## WRITTEN REQUEST
Print exactly the lines running from the one that holds "Emit a web page" through the one that holds "const MARK_W = 3.5;", please, and leave the pictures out.
━━━━
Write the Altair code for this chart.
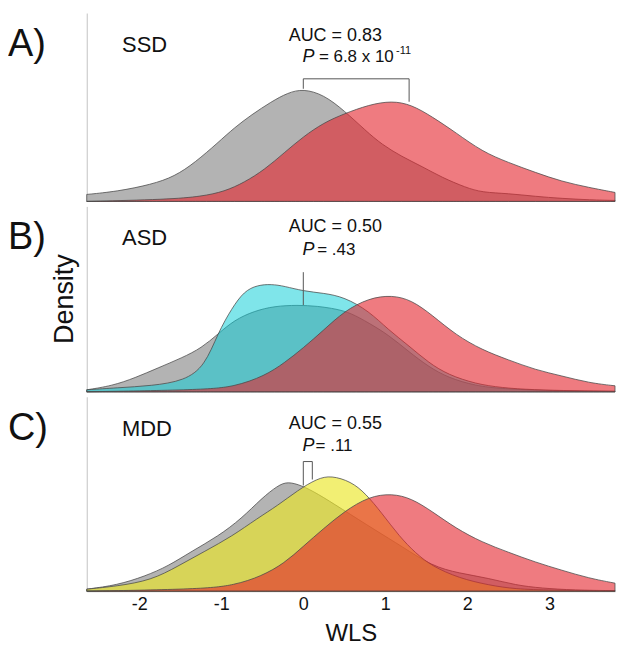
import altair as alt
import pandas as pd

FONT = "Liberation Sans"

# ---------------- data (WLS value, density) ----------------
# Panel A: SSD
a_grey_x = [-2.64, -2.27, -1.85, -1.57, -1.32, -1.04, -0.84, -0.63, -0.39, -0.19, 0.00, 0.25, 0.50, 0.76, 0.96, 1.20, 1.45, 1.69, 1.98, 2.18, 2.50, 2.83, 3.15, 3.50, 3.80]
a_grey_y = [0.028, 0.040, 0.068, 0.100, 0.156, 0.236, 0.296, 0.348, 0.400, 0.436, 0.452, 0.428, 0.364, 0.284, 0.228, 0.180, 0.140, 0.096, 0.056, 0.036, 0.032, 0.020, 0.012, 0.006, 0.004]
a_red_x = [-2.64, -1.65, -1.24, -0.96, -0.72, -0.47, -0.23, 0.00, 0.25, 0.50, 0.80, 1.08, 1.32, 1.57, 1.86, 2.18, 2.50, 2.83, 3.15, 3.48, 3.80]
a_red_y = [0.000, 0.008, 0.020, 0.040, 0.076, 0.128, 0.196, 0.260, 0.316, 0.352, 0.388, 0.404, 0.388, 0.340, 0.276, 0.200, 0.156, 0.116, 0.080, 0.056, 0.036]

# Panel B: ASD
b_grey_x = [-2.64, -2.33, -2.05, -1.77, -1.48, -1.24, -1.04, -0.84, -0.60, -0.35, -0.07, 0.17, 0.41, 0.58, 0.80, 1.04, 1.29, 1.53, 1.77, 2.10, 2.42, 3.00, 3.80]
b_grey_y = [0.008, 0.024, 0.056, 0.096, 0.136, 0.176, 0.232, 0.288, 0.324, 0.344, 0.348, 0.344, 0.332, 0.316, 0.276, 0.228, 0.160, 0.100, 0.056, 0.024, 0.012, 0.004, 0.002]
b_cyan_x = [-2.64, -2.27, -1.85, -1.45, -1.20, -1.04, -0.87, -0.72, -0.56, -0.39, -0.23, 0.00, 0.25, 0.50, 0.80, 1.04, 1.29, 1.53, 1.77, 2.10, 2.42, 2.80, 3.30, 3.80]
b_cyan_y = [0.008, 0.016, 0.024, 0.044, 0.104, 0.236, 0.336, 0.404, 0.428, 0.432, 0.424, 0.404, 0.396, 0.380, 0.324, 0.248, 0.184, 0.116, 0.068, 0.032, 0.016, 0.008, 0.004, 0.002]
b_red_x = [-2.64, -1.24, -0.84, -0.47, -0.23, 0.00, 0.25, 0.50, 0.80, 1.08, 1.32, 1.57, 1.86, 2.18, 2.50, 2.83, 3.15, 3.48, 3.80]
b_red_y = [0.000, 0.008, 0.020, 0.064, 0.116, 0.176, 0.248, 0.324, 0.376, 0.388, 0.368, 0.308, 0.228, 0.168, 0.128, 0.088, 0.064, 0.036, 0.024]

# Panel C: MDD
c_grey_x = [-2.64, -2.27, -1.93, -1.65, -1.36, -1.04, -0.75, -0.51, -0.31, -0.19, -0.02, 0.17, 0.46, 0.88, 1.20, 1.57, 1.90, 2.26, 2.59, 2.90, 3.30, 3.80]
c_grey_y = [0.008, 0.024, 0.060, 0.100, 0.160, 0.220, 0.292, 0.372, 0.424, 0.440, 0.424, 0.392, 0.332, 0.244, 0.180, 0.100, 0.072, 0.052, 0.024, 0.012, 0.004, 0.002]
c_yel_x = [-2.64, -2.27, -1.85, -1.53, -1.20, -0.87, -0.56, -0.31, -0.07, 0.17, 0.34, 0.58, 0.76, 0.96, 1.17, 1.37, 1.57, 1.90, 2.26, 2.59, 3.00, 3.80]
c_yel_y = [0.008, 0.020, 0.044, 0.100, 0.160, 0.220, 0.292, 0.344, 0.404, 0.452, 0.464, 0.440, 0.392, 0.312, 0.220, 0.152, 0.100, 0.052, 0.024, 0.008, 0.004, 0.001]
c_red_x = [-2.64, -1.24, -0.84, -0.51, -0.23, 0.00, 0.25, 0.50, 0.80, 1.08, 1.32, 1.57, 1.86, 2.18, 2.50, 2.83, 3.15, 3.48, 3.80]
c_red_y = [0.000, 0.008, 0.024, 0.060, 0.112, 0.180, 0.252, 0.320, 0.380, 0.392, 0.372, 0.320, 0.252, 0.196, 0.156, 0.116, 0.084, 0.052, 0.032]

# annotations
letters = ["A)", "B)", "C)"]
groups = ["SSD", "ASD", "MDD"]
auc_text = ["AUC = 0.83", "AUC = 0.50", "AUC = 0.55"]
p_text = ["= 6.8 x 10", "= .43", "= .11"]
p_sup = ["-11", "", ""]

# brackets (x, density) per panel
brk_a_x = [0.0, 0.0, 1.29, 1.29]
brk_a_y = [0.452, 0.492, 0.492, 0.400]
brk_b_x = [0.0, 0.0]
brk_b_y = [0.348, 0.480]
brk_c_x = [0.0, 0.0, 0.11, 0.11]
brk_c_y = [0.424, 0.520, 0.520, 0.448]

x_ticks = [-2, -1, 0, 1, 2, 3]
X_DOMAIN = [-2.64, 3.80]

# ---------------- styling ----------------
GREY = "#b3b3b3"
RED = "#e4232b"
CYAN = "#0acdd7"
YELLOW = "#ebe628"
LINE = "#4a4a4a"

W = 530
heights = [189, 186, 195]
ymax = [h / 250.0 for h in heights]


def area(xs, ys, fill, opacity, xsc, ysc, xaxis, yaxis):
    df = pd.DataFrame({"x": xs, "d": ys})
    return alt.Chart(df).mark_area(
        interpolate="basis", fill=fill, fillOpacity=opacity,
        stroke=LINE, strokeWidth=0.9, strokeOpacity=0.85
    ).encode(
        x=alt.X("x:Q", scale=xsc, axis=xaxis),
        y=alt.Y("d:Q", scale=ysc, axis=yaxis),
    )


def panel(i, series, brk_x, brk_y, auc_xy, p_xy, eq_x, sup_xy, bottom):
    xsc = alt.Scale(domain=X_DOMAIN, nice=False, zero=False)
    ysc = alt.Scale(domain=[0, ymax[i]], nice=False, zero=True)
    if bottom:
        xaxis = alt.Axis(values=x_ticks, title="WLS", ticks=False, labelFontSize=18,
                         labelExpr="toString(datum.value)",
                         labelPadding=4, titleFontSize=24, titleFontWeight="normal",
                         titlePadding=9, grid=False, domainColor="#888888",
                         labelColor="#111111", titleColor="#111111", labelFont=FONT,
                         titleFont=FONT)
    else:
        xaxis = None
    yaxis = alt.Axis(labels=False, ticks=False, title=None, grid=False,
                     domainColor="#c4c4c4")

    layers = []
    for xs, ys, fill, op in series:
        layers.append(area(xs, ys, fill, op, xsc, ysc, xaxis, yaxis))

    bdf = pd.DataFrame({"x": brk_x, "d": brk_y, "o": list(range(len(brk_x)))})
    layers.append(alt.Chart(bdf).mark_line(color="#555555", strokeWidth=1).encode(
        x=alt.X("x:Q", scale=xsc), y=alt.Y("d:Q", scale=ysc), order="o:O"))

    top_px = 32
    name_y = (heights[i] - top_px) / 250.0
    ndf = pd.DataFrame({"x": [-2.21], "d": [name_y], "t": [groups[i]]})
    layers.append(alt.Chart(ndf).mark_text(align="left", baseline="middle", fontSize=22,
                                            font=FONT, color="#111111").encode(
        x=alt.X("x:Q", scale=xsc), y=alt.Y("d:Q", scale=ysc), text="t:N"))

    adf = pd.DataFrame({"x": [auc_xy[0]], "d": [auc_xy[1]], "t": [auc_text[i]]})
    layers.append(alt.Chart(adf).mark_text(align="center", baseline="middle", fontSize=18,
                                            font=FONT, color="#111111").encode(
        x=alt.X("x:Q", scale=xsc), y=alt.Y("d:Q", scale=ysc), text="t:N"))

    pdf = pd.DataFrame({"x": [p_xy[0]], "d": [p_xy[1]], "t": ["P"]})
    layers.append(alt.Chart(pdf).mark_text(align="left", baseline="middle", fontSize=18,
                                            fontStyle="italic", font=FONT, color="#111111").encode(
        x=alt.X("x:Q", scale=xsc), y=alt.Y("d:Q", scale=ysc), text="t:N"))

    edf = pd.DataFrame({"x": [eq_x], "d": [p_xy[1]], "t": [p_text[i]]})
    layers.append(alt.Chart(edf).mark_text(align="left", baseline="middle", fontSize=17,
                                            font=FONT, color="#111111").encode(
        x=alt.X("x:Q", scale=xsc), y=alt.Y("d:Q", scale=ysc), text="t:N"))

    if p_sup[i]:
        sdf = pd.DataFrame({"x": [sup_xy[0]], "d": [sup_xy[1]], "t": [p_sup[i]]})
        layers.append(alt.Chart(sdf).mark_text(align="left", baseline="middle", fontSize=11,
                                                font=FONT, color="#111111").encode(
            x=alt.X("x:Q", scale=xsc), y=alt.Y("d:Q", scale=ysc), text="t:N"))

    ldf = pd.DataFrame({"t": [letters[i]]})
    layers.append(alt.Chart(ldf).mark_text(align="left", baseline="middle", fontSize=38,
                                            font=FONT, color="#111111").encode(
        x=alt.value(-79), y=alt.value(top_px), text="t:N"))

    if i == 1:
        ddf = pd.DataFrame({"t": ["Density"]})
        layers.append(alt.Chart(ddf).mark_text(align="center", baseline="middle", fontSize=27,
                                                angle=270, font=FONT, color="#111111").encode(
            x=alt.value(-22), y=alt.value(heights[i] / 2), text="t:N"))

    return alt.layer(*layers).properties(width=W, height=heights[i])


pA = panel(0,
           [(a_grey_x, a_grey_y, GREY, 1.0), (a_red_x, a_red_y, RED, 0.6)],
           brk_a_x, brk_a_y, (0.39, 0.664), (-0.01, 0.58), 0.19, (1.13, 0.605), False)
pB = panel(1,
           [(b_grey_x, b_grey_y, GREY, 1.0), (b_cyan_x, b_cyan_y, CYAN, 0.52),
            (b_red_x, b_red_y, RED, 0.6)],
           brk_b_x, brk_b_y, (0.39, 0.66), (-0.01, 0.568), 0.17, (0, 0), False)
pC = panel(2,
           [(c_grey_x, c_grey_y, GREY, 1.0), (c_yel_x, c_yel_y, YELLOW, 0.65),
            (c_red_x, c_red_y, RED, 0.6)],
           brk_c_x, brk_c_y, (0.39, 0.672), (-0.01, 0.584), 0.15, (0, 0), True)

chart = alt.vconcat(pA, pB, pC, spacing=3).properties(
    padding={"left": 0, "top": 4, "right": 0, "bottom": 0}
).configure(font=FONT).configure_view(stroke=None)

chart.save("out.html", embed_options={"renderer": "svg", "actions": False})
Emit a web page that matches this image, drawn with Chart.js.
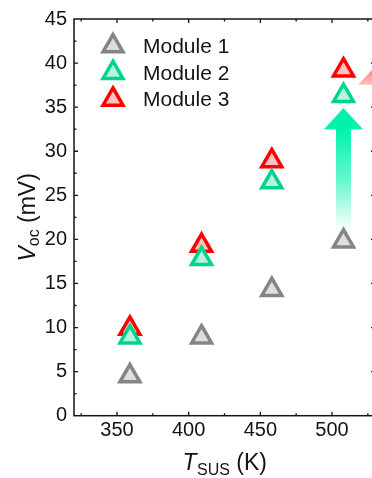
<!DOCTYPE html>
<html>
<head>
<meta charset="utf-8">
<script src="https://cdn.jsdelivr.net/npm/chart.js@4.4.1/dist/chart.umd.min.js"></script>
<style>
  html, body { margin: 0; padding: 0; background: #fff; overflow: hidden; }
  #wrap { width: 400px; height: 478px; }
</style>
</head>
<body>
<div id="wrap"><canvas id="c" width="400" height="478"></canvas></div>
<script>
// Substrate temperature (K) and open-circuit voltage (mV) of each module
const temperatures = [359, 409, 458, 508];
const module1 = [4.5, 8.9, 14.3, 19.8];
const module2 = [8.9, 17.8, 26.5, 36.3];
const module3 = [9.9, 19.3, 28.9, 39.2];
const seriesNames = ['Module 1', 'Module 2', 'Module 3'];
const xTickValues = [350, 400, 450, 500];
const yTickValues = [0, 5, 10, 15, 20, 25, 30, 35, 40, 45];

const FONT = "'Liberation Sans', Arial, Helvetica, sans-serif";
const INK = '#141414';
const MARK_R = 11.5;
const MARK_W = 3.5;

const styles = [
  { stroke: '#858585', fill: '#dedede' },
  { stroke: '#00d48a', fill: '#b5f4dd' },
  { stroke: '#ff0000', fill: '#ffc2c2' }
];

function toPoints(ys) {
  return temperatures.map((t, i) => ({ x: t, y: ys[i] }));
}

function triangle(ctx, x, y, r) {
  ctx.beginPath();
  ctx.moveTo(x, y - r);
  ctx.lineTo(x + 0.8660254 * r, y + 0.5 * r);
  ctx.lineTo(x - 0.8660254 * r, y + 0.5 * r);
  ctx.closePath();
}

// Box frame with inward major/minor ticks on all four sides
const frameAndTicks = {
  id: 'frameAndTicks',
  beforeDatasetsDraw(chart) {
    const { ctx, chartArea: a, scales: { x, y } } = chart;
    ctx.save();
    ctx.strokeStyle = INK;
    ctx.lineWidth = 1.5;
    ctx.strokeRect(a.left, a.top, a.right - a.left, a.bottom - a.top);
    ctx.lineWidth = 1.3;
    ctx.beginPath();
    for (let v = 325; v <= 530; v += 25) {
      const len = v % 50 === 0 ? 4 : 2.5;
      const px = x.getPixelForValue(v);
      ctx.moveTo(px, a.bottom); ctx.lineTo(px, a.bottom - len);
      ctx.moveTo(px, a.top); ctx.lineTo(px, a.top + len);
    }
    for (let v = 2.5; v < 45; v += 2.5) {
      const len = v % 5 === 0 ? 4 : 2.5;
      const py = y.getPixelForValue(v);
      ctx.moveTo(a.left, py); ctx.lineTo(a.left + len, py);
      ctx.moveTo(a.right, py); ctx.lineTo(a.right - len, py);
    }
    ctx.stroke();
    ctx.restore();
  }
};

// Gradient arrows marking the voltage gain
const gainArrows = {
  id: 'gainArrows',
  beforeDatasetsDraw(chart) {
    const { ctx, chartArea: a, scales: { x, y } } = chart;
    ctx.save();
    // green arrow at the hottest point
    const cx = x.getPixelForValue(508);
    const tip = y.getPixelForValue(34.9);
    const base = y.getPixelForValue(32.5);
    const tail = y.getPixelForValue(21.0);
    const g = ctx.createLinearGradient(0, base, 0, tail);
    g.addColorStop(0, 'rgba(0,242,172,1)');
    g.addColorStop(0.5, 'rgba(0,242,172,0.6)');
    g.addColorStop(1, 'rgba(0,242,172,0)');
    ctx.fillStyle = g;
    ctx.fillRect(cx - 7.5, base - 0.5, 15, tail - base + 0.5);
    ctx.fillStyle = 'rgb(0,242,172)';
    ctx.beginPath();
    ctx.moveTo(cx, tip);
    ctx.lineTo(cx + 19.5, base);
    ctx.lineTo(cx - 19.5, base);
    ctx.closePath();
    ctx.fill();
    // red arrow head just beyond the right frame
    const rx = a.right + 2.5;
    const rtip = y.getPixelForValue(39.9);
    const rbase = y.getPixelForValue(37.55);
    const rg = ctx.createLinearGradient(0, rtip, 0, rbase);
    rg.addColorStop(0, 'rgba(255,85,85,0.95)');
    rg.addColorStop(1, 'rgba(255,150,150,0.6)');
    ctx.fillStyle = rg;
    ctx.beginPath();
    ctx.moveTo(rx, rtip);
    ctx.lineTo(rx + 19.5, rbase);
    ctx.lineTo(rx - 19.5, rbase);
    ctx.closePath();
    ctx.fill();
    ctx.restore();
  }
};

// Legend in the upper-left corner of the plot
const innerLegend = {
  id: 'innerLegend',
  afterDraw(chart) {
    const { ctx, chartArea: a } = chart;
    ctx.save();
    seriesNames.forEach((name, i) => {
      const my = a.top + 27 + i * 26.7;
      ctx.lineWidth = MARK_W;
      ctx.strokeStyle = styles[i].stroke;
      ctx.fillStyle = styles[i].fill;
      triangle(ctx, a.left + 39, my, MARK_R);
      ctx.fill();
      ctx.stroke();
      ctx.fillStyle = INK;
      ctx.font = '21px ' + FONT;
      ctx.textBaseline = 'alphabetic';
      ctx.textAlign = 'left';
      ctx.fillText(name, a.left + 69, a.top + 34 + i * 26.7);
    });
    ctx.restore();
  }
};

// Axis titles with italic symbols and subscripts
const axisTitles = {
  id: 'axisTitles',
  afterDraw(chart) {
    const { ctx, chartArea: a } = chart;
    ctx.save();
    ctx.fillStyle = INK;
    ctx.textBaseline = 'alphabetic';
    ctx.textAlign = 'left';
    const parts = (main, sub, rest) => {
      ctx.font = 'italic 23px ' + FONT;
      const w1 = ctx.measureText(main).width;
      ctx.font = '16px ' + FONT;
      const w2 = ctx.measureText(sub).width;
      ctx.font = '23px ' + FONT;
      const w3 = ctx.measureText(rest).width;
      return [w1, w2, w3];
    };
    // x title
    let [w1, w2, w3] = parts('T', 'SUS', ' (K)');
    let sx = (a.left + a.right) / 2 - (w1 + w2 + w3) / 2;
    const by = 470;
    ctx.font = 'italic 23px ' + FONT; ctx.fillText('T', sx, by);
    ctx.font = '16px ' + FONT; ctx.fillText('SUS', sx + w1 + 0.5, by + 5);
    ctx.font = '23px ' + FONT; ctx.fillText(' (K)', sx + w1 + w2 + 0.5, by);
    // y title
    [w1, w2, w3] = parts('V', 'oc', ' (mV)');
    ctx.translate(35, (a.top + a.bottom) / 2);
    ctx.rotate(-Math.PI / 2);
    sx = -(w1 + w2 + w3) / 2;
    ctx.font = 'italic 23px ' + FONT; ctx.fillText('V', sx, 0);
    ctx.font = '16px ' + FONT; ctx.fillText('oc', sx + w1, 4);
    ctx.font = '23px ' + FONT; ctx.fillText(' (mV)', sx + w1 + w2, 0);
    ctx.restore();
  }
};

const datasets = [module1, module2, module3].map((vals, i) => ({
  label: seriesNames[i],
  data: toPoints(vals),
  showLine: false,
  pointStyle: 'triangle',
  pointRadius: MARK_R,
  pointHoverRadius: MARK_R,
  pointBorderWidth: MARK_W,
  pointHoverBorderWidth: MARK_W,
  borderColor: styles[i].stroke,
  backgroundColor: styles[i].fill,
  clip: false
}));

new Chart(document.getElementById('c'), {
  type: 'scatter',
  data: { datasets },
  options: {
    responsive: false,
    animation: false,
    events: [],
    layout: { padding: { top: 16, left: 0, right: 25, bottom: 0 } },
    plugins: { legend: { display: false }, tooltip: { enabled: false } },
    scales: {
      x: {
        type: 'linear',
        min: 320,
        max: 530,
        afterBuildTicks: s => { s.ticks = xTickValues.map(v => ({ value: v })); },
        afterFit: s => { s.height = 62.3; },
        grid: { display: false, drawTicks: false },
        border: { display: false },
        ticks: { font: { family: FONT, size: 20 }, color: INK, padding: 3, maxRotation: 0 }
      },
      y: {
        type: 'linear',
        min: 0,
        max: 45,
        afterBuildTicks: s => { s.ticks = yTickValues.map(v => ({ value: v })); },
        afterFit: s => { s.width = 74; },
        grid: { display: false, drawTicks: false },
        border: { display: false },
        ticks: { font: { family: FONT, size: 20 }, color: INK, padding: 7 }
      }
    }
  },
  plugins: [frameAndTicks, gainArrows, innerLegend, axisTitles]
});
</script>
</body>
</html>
━━━━
## ANSWER FOR THE TASK
Emit a web page that matches this image, drawn with Chart.js.
<!DOCTYPE html>
<html>
<head>
<meta charset="utf-8">
<script src="https://cdn.jsdelivr.net/npm/chart.js@4.4.1/dist/chart.umd.min.js"></script>
<style>
  html, body { margin: 0; padding: 0; background: #fff; overflow: hidden; }
  #wrap { width: 400px; height: 478px; }
</style>
</head>
<body>
<div id="wrap"><canvas id="c" width="400" height="478"></canvas></div>
<script>
// Substrate temperature (K) and open-circuit voltage (mV) of each module
const temperatures = [359, 409, 458, 508];
const module1 = [4.5, 8.9, 14.3, 19.8];
const module2 = [8.9, 17.8, 26.5, 36.3];
const module3 = [9.9, 19.3, 28.9, 39.2];
const seriesNames = ['Module 1', 'Module 2', 'Module 3'];
const xTickValues = [350, 400, 450, 500];
const yTickValues = [0, 5, 10, 15, 20, 25, 30, 35, 40, 45];

const FONT = "'Liberation Sans', Arial, Helvetica, sans-serif";
const INK = '#141414';
const MARK_R = 11.5;
const MARK_W = 3.5;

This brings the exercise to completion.